The mystery of insurance

As this blog is called "Mistaken Phil" I feel at liberty to admit that a recent report I studied left me with more questions than answers.

The company in questions is Friends Provident (FP), a FTSE 100 life insurance provider.

Here are the basics: the market cap. is £4 Billion, the PE is about 15 and the yield is about 4%. The analysts expect earnings growth of 10% in 2007 but as the income jumps all over the place depending on external factors that is at best a rough guess.

The confusion arises from the 2006 report. Group profit before tax is stated twice, once on an EEV basis and once on an IFRS basis. EEV profit decreased 34% while IFRS profit increased 34%!

I am used to seeing results stated on a GAAP and pro forma basis where the pro forma results normally look better but are in the same order of magnitude as the GAAP results. But I have never seen anything like this, where two different measures give totally conflicting information.

What is EEV? Wikipedia comes to the rescue. European Embedded Value is an attempt to standardise how embedded value is calculated between life insurance companies. The embedded value of a company is calculated by added together its net assets and the present value of future profits from its insurance contracts. Obviously the present value of future profits will vary considerably depending on what assumptions are made during the calculation. EEV attempts to standardise these assumptions.

Still awake? So as the EEV profit is designed to be appropriate for life insurance companies I guess I should use that rather than IFRS? So doesn't that mean 2006 was a very bad year? So what does chief executive Philip Moore say about 2006?

"We are announcing a strong set of results built around solid operational performances in both UK and international life and pensions." Right.

There is another EEV metric that presumably Philip was looking at when making that statement. PVNBP or Present Value of New Business Premiums increased by 31% in 2006; an impressive result which makes me wonder why the EEV group profit decreased by so much.
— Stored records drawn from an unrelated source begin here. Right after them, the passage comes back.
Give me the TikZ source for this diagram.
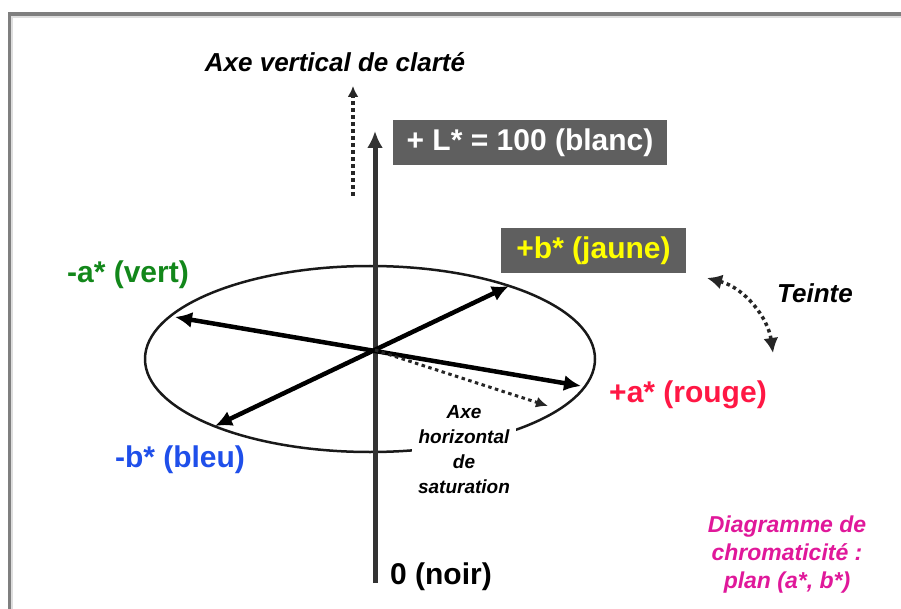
\documentclass[tikz,border=0pt]{standalone}
\usepackage{fontspec}
\setmainfont{Liberation Sans}
\usetikzlibrary{arrows.meta}
\definecolor{boxgray}{HTML}{5F5F5F}
\definecolor{axisgray}{HTML}{333333}
\definecolor{framegray}{HTML}{7F7F7F}
\definecolor{vertc}{HTML}{12871A}
\definecolor{bleuc}{HTML}{1F4FEA}
\definecolor{rougec}{HTML}{FF1744}
\definecolor{jaunec}{HTML}{FFFF00}
\definecolor{magc}{HTML}{E0189A}
\begin{document}
\begin{tikzpicture}[x=1pt,y=-1pt,
  bigtxt/.style={font=\fontsize{30}{36}\selectfont\bfseries, inner sep=0pt},
  graybox/.style={fill=boxgray, text=white, font=\fontsize{30}{36}\selectfont\bfseries, inner sep=0pt, anchor=center},
  ittxt/.style={font=\fontsize{26}{30}\selectfont\bfseries\itshape, inner sep=0pt},
  dblarrow/.style={line width=4.5pt, {Latex[length=17pt,width=16pt]}-{Latex[length=17pt,width=16pt]}},
  dotline/.style={line width=3.5pt, dash pattern=on 3.5pt off 3.5pt, color=black!85}
]
\useasboundingbox (0,0) rectangle (901,609);
% frame
\draw[framegray, line width=4pt] (8,14) -- (901,14);
\draw[framegray, line width=3pt] (9.5,12) -- (9.5,609);
\draw[black!13, line width=2pt] (11,17) -- (901,17);
\draw[black!13, line width=2pt] (12,17) -- (12,609);

% coordinates
\coordinate (O) at (375,350);
\coordinate (Lbot) at (375,583);
\coordinate (Ltop) at (375,131);
\coordinate (am) at (175,317);
\coordinate (ap) at (581,386);
\coordinate (bm) at (215,426);
\coordinate (bp) at (509,286);
\coordinate (sat) at (548,406);
\coordinate (vdotb) at (353,196);
\coordinate (vdott) at (353,86);
\coordinate (t1) at (707,278);
\coordinate (t2) at (773,353);

% ellipse
\draw[line width=2.5pt, black!90] (370,359) ellipse [x radius=225, y radius=93];

% saturation label (covers ellipse)
\node[fill=white, inner xsep=6pt, inner ysep=3pt, align=center,
      font=\fontsize{19}{25}\selectfont\bfseries\itshape] (satlbl) at (464,450)
  {Axe\\horizontal\\de\\saturation};

% vertical axis
\draw[axisgray, line width=5pt, -{Latex[length=17pt,width=16pt]}] (Lbot) -- (Ltop);
% vertical dotted arrow
\draw[dotline, -{Latex[length=11pt,width=11pt]}] (vdotb) -- (vdott);

% chroma arrows
\draw[dblarrow] (am) -- (ap);
\draw[dblarrow] (bm) -- (bp);
\draw[dotline, line width=3pt, -{Latex[length=12pt,width=11pt]}] (O) -- (sat);

% teinte arrow
\draw[dotline, {Latex[length=15pt,width=15pt]}-{Latex[length=15pt,width=15pt]}]
  (t1) .. controls (745,288) and (768,318) .. (t2);

% labels
\node[ittxt] (axev) at (335,62) {Axe vertical de clarté};
\node[graybox, minimum width=274pt, minimum height=45pt] (Lp) at (530,142.5) {+ L* = 100 (blanc)};
\node[graybox, minimum width=185pt, minimum height=45pt, text=jaunec] (bpl) at (593.5,250.5) {+b* (jaune)};
\node[bigtxt, text=vertc] (aml) at (128,275) {-a* (vert)};
\node[bigtxt, text=rougec] (apl) at (688,395) {+a* (rouge)};
\node[bigtxt, text=bleuc] (bml) at (180,460) {-b* (bleu)};
\node[bigtxt] (noir) at (441,577) {0 (noir)};
\node[ittxt] (teinte) at (815,293) {Teinte};
\node[align=center, text=magc, inner sep=0pt,
      font=\fontsize{23}{28}\selectfont\bfseries\itshape] (diag) at (787,555)
  {Diagramme de\\chromaticité :\\plan (a*, b*)};
\end{tikzpicture}
\end{document}
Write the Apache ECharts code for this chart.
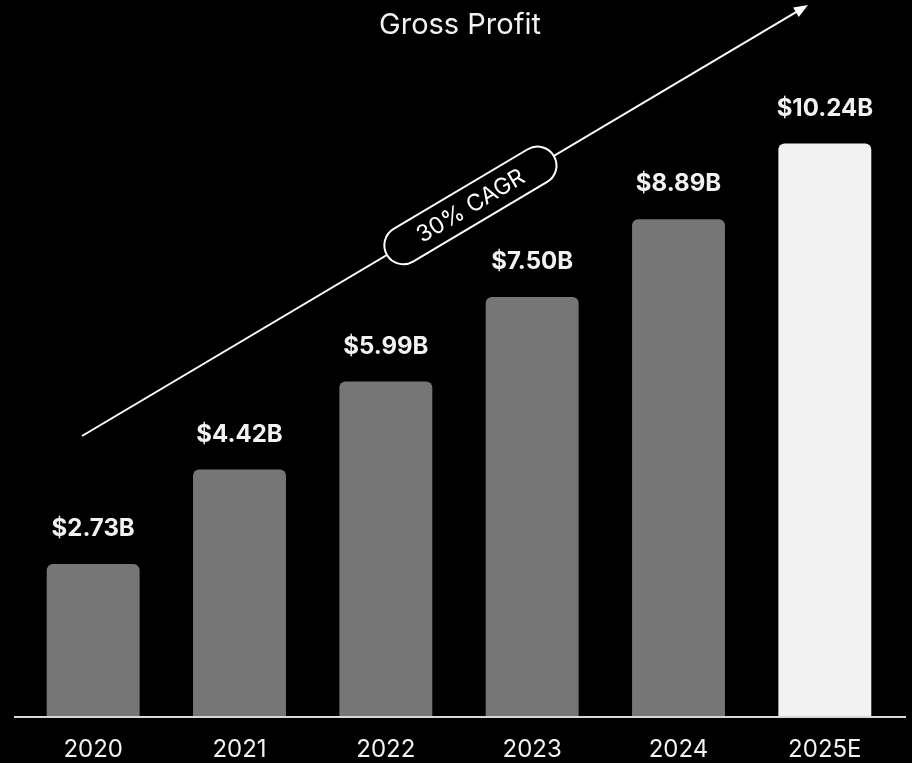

Turning away from confusing numbers, FP has three businesses: UK life insurance and pensions, international life insurance and pensions and asset management through the struggling Foreign and Colonial arm.

Philip Moore is confident about the future: "We are confident that we have three businesses well positioned to deliver excellent long-term future growth."

Is FP a buy? Maybe. It has a nice yield and if I can get my head around the figures it could indeed be worth accumulating.